**Objective**
Leave the pictures out and quote every line from the start of the listing to the line with "(0,0) rectangle (660,21.5);", inclusive.

— BEGIN —

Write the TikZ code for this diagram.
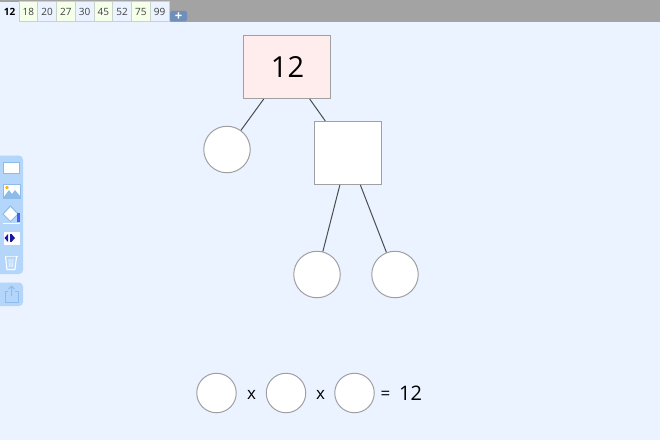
\documentclass[tikz,border=0pt]{standalone}
\usepackage{fontspec}
\setmainfont{Open Sans}
\definecolor{pagebg}{HTML}{EAF3FF}
\definecolor{barbg}{HTML}{A3A3A3}
\definecolor{rootbg}{HTML}{FFECEC}
\definecolor{edgegray}{HTML}{A0A0A0}
\definecolor{toolbg}{HTML}{B5D6FB}
\definecolor{toolblue}{HTML}{8DBBEA}
\definecolor{plusbg}{HTML}{6F8FBB}
\definecolor{tabgreen}{HTML}{F6FFEA}
\definecolor{tabblue}{HTML}{EAF3FF}
\definecolor{tabedge}{HTML}{C9D3C9}
\tikzset{
	sqbox/.style 2 args={draw=edgegray,line width=1pt,fill=#1,minimum width=#2,inner sep=0pt},
	disc/.style={circle,draw=edgegray,line width=1pt,fill=white,minimum size=46.5pt,inner sep=0pt},
	smalldisc/.style={circle,draw=edgegray,line width=1pt,fill=white,minimum size=39.5pt,inner sep=0pt},
	tab/.style={draw=tabedge,line width=0.6pt,fill=#1,minimum width=18.75pt,minimum height=20pt,inner sep=0pt,font=\fontsize{10pt}{10pt}\selectfont,text=black!75},
	eqtext/.style={inner sep=0pt,text=black,font=\fontsize{#1}{24pt}\selectfont},
	link/.style={draw=black!70,line width=1pt},
	toolicon/.style={draw=toolblue,fill=white,line width=1pt,line join=round}
}
\begin{document}
\begin{tikzpicture}[x=1pt,y=-1pt]
	\useasboundingbox (0,0) rectangle (660,440);
	\fill [pagebg] (0,0) rectangle (660,440);
	\fill [barbg] (0,0) rectangle (660,21.5);

	% tabs
	\node [minimum width=19pt,minimum height=20pt,inner sep=0pt,fill=pagebg,font=\fontsize{10pt}{10pt}\selectfont\bfseries] (tab12) at (9.5,11.5) {12};
	\foreach \val/\col [count=\i from 0] in {18/tabgreen,20/tabblue,27/tabgreen,30/tabblue,45/tabgreen,52/tabblue,75/tabgreen,99/tabblue}
		\node [tab=\col] (tab\val) at (28.4+18.75*\i,11.5) {\val};
	\node [fill=plusbg,rounded corners=1.5pt,minimum width=17pt,minimum height=10.5pt,inner sep=0pt,text=white,font=\bfseries\fontsize{13pt}{11pt}\selectfont] (tabplus) at (178.5,16.2) {+};

	% factor tree
	\node [sqbox={rootbg}{87pt},minimum height=63pt,font=\fontsize{29pt}{32pt}\selectfont] (root) at (287,67) {\hspace*{1pt}12};
	\node [disc] (leftleaf) at (227,149.5) {};
	\node [sqbox={white}{67.5pt},minimum height=63pt] (mid) at (348,153) {};
	\node [disc] (lowleft) at (317,274.5) {};
	\node [disc] (lowright) at (395,274.5) {};
	\draw [link] (root) -- (leftleaf);
	\draw [link] (root) -- (mid);
	\draw [link] (mid) -- (lowleft);
	\draw [link] (mid) -- (lowright);

	% equation
	\node [smalldisc] (ansa) at (216.5,393) {};
	\node [eqtext=17pt] (xa) at (251.5,395) {x};
	\node [smalldisc] (ansb) at (286,393) {};
	\node [eqtext=17pt] (xb) at (320.5,395) {x};
	\node [smalldisc] (ansc) at (354.5,393) {};
	\node [eqtext=17pt] (eq) at (385.5,395) {=};
	\node [eqtext=20pt] (total) at (410.5,393) {12};

	% toolbar
	\fill [toolbg,rounded corners=4pt] (-6,155.5) rectangle (23,274);
	\fill [toolbg,rounded corners=4pt] (-6,282.5) rectangle (23,306);
	\draw [toolicon] (3.5,162) rectangle (19,173.5);
	\draw [toolicon] (3,184) rectangle (20,198);
	\fill [toolblue] (3,198) -- (9,190) -- (12,194) -- (15,190) -- (20,196) -- (20,198) -- cycle;
	\fill [orange!60!yellow] (7,187.5) circle (1.8pt);
	\draw [toolicon,fill=white] (3,214) -- (10.5,206) -- (18,214) -- (10.5,221.5) -- cycle;
	\fill [blue!50!toolblue] (17,213) rectangle (20,222);
	\draw [white,line width=0.7pt] (3,223.5) -- (20,223.5);
	\draw [toolicon,draw=white] (4,232) rectangle (19,244);
	\fill [blue!60!black!90] (4.5,238) -- (8,234) -- (8,242) -- cycle;
	\fill [blue!60!black!90] (10,234) rectangle (11.5,242);
	\fill [blue!60!black!90] (15,238) -- (11.5,234) -- (11.5,242) -- cycle;
	\draw [toolicon,draw=white,fill=none,line width=1.2pt] (4.5,256.5) -- (17.5,256.5);
	\draw [toolicon,draw=white,fill=toolbg,line width=1.1pt] (5.5,256.5) -- (7,269.5) -- (15,269.5) -- (16.5,256.5);
	\draw [white,line width=0.7pt] (9,259) -- (9.3,267) (11,259) -- (11,267) (13,259) -- (12.7,267);
	\draw [toolicon,fill=none] (8,291) -- (5,291) -- (5,302) -- (18,302) -- (18,291) -- (15,291);
	\draw [toolicon,fill=none] (11.5,296) -- (11.5,286) (8.5,289) -- (11.5,286) -- (14.5,289);
\end{tikzpicture}
\end{document}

— END —

**The result**
Write the TikZ code for this diagram.
\documentclass[tikz,border=0pt]{standalone}
\usepackage{fontspec}
\setmainfont{Open Sans}
\definecolor{pagebg}{HTML}{EAF3FF}
\definecolor{barbg}{HTML}{A3A3A3}
\definecolor{rootbg}{HTML}{FFECEC}
\definecolor{edgegray}{HTML}{A0A0A0}
\definecolor{toolbg}{HTML}{B5D6FB}
\definecolor{toolblue}{HTML}{8DBBEA}
\definecolor{plusbg}{HTML}{6F8FBB}
\definecolor{tabgreen}{HTML}{F6FFEA}
\definecolor{tabblue}{HTML}{EAF3FF}
\definecolor{tabedge}{HTML}{C9D3C9}
\tikzset{
	sqbox/.style 2 args={draw=edgegray,line width=1pt,fill=#1,minimum width=#2,inner sep=0pt},
	disc/.style={circle,draw=edgegray,line width=1pt,fill=white,minimum size=46.5pt,inner sep=0pt},
	smalldisc/.style={circle,draw=edgegray,line width=1pt,fill=white,minimum size=39.5pt,inner sep=0pt},
	tab/.style={draw=tabedge,line width=0.6pt,fill=#1,minimum width=18.75pt,minimum height=20pt,inner sep=0pt,font=\fontsize{10pt}{10pt}\selectfont,text=black!75},
	eqtext/.style={inner sep=0pt,text=black,font=\fontsize{#1}{24pt}\selectfont},
	link/.style={draw=black!70,line width=1pt},
	toolicon/.style={draw=toolblue,fill=white,line width=1pt,line join=round}
}
\begin{document}
\begin{tikzpicture}[x=1pt,y=-1pt]
	\useasboundingbox (0,0) rectangle (660,440);
	\fill [pagebg] (0,0) rectangle (660,440);
	\fill [barbg] (0,0) rectangle (660,21.5);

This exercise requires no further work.